Brian Northcott retires with festive Shostakovich, serene Elgar, and demanding Bax

United KingdomUnited Kingdom Shostakovich, Elgar, Bax: Kristiana Ignatjeva (cello), Exeter Symphony Orchestra / Brian Northcott (conductor). United Reformed Church, Southernhay, Exeter, Devon, 30.11.2019. (RBa)

Brian Northcott

Shostakovich Festive Overture

Elgar – Cello Concerto

Arnold Bax – Symphony No.4

The young Latvian cellist Kristiana Ignatjeva, making her debut in Exeter, treated the audience to the sentimentally telling cornerstone of British twentieth century music: the Elgar Cello Concerto. Tributes must be apportioned between Ignatjeva, Elgar, the conductor Brian Northcott and his orchestra, because the solo cello cut its silky path to our ears with intense feeling. It was never once overwhelmed by orchestra or acoustic and sang its emotive line with clarity. It is a measure of the soloist’s integrity and skill that she moved in perfect accord with the orchestra. One example: the pizzicato episode where she plays in perfect simultaneity with the orchestral cellos. Before this, the concert launched with a tornado from the seventy-strong orchestra, a typically garish concert-opener written within a year of Stalin’s death. Sections of the Festive Overture stalk along like escapees from the first movement of Shostakovich’s Second Piano Concerto written six years after the overture. Even so, there was room for just a suggestion of delicacy in the almost Coates-like pizzicato at the centre of this often brazen firecracker of a piece.

Bax’s Fourth Symphony dates from 1930. It had its premiere in San Francisco under Basil Cameron who, as Basil Hindenburg, had conducted the Torbay Orchestra just down the road from Exeter. The Exeter Symphony gave a performance sans harp (replicated quite well if a little loudly by keyboard) and sans organ but with everything else in place.  Brian Northcott, a Bax aficionado, had in earlier seasons directed performances of Tintagel and November Woods; not to mention Moeran’s G minor symphony. In choosing a Bax symphony for his retirement concert (he is 75), he had been torn between the Seventh Symphony and the Fourth. As I became aware from attending the afternoon rehearsal, the three-movement Bax piece was to be treated to a full-blooded outing. Nothing tentative; nothing held back. It is a work that is something of a feral cavalcade. With so much going on, and at such a pitch of fervour, there were bound to be some moments of lack of definition. The orchestra’s brass was encouraged to be very assertive, so much so that I heard and enjoyed lines from them that I had never previously heard in the handful of commercial recordings. Generally. those wild phrases that leap out of the texture in the first and final movements were delivered with a fiery whiplash, evidence of the dynamic impulse imparted by Northcott. In the slow movement, many nicely balanced moments emerged with full impact. That included, twice over, the Leader Clare Marchant’s Fand-like duo for her solo instrument and for the harp (nicely personified by the keyboard). The Symphony was an exciting no-holds-barred conclusion to the concert.
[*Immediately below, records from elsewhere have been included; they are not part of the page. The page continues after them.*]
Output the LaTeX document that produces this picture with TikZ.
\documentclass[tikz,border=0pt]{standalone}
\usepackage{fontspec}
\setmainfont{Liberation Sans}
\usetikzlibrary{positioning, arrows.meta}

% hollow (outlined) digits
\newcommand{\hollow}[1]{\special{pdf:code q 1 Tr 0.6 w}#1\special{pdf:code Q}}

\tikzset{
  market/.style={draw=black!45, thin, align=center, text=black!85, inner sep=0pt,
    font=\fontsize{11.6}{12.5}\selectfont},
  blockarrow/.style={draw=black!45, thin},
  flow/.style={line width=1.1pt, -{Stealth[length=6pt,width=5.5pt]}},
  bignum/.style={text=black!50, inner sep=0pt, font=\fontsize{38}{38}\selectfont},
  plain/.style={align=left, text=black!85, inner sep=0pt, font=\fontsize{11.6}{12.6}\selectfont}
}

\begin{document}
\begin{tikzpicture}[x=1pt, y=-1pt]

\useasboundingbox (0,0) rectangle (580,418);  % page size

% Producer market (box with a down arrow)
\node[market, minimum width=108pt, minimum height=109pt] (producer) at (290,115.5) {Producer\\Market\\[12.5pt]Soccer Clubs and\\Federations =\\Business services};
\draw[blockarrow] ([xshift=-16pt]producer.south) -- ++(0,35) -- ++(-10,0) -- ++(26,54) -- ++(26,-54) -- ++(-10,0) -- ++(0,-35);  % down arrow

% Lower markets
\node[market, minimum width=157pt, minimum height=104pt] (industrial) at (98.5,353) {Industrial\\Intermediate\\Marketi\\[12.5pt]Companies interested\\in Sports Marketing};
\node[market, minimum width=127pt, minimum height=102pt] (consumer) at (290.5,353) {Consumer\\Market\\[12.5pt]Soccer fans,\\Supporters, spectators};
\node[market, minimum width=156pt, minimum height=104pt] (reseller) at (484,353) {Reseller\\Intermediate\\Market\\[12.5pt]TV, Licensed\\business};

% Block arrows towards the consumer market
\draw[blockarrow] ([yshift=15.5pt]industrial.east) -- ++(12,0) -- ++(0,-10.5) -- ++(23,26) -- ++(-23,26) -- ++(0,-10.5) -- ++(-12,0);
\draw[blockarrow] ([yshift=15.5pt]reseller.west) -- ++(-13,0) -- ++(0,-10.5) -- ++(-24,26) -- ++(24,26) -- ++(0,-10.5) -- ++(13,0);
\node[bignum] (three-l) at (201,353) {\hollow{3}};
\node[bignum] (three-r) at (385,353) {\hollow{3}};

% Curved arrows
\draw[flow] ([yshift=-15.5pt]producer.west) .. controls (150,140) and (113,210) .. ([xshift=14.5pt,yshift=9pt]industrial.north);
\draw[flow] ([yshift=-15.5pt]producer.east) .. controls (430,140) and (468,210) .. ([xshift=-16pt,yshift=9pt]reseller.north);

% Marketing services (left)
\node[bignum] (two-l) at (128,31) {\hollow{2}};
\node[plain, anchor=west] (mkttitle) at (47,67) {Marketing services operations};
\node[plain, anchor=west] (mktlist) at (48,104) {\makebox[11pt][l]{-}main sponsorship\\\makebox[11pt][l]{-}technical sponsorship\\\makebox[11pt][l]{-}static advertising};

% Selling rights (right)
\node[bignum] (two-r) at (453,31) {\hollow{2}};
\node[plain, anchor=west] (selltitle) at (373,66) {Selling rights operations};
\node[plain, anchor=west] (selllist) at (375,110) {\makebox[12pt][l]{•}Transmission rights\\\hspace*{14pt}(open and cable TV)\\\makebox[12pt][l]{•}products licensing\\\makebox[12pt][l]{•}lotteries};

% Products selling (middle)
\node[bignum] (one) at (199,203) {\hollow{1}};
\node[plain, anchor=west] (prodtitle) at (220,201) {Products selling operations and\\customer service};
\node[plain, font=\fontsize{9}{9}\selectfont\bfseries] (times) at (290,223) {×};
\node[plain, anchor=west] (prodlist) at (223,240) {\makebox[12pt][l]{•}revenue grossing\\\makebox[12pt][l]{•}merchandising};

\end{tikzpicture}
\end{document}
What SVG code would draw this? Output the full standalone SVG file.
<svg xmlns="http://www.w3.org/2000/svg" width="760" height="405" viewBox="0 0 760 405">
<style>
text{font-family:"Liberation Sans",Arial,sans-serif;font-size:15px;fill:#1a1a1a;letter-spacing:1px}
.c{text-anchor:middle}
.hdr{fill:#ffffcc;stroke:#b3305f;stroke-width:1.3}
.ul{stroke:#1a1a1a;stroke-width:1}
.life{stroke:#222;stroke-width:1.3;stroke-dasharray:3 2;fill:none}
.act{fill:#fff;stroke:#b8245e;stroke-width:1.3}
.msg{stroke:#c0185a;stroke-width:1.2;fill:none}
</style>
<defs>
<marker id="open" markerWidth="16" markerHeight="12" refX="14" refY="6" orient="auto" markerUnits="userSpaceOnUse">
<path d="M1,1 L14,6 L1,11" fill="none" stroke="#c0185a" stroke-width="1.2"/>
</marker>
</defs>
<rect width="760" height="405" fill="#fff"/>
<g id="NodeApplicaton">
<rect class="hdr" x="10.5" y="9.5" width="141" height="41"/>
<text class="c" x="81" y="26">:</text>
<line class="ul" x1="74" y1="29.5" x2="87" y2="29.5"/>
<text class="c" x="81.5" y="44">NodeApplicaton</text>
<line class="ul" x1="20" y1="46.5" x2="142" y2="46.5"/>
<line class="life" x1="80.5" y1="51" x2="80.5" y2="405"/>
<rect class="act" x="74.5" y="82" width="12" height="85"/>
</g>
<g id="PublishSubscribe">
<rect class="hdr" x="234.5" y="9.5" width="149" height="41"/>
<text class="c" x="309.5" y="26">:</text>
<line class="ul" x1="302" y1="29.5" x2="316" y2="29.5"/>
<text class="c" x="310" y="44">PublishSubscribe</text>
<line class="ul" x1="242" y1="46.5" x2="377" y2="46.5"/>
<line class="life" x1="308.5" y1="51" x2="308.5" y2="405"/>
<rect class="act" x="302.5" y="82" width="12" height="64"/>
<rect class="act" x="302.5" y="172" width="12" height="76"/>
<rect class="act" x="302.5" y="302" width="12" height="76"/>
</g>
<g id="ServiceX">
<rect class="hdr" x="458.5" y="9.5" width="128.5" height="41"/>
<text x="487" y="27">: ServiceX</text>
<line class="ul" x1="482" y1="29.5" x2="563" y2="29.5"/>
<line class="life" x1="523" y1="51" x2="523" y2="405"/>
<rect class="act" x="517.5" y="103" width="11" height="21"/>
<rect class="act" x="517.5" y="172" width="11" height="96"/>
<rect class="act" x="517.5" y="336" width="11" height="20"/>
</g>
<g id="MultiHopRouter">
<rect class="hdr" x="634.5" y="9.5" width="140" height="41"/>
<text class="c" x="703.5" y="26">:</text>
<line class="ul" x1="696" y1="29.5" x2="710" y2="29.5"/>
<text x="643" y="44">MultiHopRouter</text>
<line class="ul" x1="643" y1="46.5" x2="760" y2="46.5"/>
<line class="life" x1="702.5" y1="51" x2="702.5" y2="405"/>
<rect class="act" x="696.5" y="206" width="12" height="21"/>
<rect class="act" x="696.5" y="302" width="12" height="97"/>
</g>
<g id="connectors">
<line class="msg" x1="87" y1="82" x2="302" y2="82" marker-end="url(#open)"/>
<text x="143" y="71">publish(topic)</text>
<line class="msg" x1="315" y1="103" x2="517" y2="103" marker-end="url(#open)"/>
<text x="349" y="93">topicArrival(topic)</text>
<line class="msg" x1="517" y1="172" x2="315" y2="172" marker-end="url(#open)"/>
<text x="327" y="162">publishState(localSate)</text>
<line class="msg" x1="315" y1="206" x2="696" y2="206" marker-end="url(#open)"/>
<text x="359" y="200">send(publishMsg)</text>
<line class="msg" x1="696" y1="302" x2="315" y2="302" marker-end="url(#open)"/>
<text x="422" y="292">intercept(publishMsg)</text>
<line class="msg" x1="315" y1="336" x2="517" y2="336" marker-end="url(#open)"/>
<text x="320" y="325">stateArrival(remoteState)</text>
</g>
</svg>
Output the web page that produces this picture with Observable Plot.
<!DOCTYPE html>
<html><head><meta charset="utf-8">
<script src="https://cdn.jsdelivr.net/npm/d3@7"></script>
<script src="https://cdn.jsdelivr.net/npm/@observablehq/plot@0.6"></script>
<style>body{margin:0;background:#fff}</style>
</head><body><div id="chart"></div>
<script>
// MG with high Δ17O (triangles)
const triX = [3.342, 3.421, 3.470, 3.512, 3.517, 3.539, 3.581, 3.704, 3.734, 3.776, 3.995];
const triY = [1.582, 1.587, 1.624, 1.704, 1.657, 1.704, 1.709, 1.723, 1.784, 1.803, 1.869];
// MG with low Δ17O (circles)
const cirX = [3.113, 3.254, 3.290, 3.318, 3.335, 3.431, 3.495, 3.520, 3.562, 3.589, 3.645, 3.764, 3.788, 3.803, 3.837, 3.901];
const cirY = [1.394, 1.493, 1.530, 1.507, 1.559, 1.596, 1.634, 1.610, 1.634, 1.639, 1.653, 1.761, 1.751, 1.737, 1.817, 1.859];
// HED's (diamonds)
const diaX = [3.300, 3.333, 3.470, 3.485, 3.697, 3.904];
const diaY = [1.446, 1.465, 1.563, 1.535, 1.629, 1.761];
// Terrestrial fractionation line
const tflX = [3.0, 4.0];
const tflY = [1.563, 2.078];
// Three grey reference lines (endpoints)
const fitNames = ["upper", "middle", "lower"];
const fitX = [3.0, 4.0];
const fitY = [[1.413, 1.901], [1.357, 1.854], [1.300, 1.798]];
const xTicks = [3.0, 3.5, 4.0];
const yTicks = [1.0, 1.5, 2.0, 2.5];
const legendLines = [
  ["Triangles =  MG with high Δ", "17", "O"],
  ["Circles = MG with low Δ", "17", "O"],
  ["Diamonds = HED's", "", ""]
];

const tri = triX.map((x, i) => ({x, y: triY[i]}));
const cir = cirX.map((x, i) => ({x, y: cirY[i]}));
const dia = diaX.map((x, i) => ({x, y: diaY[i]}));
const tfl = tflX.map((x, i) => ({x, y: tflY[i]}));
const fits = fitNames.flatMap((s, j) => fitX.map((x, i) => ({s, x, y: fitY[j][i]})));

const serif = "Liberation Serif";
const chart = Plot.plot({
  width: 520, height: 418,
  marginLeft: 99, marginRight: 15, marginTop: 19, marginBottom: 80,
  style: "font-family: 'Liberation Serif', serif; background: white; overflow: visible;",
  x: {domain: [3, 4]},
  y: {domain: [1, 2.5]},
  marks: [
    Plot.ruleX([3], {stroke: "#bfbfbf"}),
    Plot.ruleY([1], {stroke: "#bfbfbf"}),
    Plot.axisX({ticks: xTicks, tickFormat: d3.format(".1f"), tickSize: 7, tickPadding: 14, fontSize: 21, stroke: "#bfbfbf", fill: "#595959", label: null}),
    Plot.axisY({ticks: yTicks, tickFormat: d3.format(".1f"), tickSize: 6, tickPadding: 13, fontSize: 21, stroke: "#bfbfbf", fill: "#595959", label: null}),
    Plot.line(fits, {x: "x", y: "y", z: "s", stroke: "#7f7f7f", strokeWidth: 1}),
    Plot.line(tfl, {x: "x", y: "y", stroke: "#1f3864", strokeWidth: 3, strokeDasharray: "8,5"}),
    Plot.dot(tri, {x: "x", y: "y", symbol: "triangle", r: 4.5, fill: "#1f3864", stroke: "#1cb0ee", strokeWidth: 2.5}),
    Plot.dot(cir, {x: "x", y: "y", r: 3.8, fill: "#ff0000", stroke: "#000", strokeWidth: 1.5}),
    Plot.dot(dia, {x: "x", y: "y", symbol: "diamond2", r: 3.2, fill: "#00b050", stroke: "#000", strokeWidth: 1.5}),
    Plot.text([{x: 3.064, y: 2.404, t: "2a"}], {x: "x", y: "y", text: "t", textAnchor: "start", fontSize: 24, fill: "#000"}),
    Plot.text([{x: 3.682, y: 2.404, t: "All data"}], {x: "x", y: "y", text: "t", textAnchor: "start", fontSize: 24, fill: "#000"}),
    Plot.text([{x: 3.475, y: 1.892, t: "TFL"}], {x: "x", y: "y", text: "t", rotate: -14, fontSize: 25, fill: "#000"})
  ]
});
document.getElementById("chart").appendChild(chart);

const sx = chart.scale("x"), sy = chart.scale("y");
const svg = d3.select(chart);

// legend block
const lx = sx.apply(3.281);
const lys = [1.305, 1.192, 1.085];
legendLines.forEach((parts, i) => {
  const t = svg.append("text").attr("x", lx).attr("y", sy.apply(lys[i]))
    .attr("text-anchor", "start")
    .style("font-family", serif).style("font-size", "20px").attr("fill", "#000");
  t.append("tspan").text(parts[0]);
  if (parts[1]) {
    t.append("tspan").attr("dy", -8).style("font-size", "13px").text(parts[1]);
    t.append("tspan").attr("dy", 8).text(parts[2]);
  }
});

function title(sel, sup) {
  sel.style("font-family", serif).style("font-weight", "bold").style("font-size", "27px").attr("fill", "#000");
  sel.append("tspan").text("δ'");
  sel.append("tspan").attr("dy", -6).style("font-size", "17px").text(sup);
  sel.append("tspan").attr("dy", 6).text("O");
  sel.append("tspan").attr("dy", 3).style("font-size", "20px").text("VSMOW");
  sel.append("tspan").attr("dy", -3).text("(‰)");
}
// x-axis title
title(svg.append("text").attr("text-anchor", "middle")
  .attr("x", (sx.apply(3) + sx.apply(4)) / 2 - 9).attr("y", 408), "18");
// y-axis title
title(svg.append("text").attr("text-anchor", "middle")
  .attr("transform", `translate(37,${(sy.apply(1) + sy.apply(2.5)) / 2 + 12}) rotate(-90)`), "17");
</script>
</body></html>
It was a delight, and for me an education, to chat to the conductor just before the rehearsal, and to hear how his musical persona had been shaped and influenced by his years in Guildford with the Philharmonic during the days of Vernon Handley. Those were the same conductor and orchestra who made the first recording (on Revolution Records) of the Fourth. Interesting, I noted another Revolution Records LP of Bax – Tale the Pine Trees Knew – in Exeter’s Oxfam.

It is an indicator of the rarity of this performance that during the interval two notable Baxians came over for a chat: Andrew Nicoll and Graham Parlett, the author of the definitive Bax catalogue, on which he is labouring towards a second edition. The evening ended with some disarming, well-honed and emotionally well-judged words from Exeter’s Lord Mayor in recognition of the gravitas which Brian Northcott, and his adventurous programming, had brought to the orchestra and to Exeter over a period of more than twenty years.